I terreni che coltivano una più ampia gamma di colture supporteranno anche una più ampia tipologia di pratiche agricole. Tali terreni, spiegano i ricercatori, supporteranno una maggiore diversità di habitat e una più ricca varietà di specie non coltivate. Paesaggi agricoli diversificati possono promuovere economie alimentari più locali e regionali, basate su un’ampia varietà di prodotti stagionali, tipicamente coltivati in aziende agricole familiari su piccola scala. Queste tendono a fornire benefici economici a una parte più ampia della comunità.
I governi devono considerare l’alimentazione come parte integrante dell’economia del settore pubblico, accanto ad aspetti quali la sanità e la tutela dell’ambiente. Gli alimenti prodotti localmente e di stagione possono essere più costosi, ma con il sostegno dei governi per regolare i prezzi e promuovere le economie alimentari locali e regionali, gli alimenti potrebbero rimanere accessibili.

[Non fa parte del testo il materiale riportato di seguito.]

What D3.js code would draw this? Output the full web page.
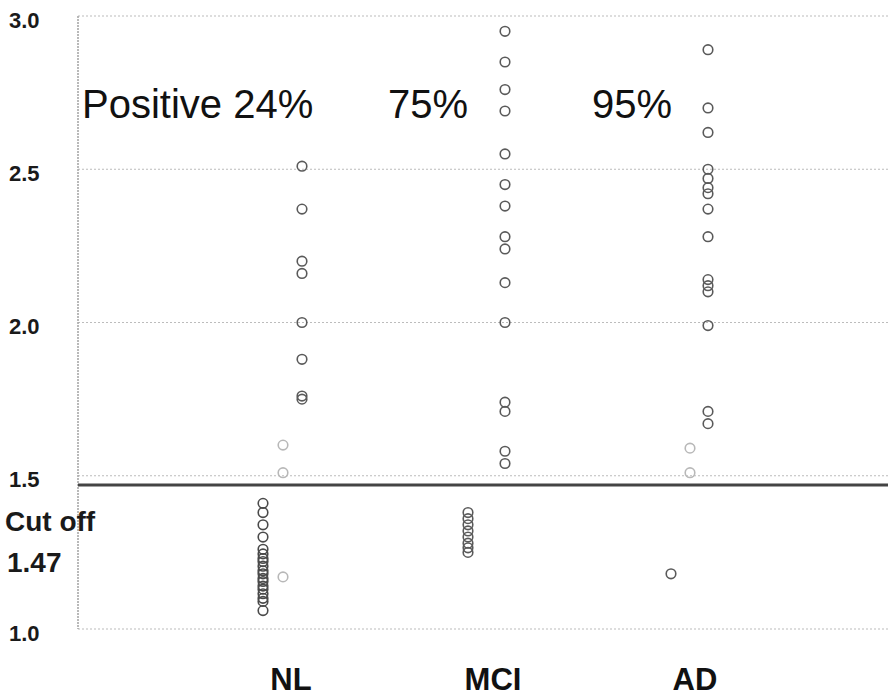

Un sistema alimentare basato sulla diversità, concludono gli autori, potrebbe apportare benefici ambientali, ridurre le vulnerabilità climatiche e migliorare la salute e il benessere. Ma potrebbe anche trasformare le economie alimentari locali e regionali e fornire un accesso sicuro a prodotti nutrienti ad alcune delle persone più vulnerabili della società.